1. You've never met any celebrities.  
 
2. "Vacation" means going to Cedar Point.  
 
3. At least 1 member of your family disowns you the week of the Michigan/Michigan State game.  
 
4. Half the change in your pocket is Canadian... eh!  
 
5. You drive 86 mph on the highway and pass on the right.  
 
6. Your idea of a traffic jam is 40 cars waiting to pass an orange  
barrel.  
 
7. You know how to play (and pronounce) Euchre.  
 
8. It's easy to get VERNORS ginger ale and Sanders hot fudge sauce, and Faygo pop.  
 
9. You know how to pronounce "Mackinac".  
 
10. You've had to switch on the "heat" and the "A/C" in the same day.  
 
11. You bake with SODA and drink a POP.  
 
12. The movie "Escanaba in Da Moonlight" wasn't funny.
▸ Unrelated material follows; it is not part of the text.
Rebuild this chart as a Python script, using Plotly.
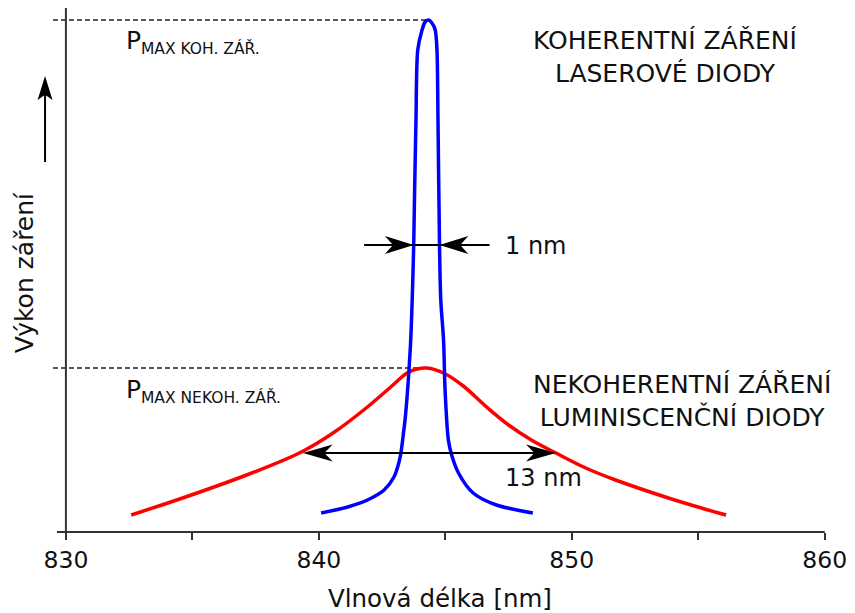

You consider it a documentary.  
 
13. Your little league game was snowed out.  
 
14. The word "thumb" has geographical, rather than anatomical significance.  
 
15. You show people where you grew up by pointing to a spot on your right hand.  
 
16. Traveling coast-to-coast means driving from Port Huron to Muskegon.  
 
17. You measure distance in miles not minutes.  
 
18. When giving directions, you refer to "A Michigan Left".  
 
19. You know that Kalamazoo not only exists, but isn't that far from Hell.  
 
20. Your year has 2 seasons: Winter and Construction.  
 
21. Home Depot on any Saturday is busier than toy stores at Christmas.  
 
22. You know when it has rained because of the smell of worms.  
 
23. Owning a Japanese car was a hangin' offense in your hometown.  
 
24. You believe that "down south" means Toledo.  
 
25. You refer to Bad Axe as 'Nasty Hatchet'  
 
26. The Krauts in Frankenmuth love to see pictures of your Christmas tree.  
 
27. You lost your virginity up at Higgins or Houghton to some skank from Detroit.  
 
28. Snow tires come standard on all your cars.  
 
29. At least 25% of your relatives work for the auto industry. (I personally think this percentage should be higher)
 
30. All your shoes are called "tennis shoes", even though no one here plays tennis anyway.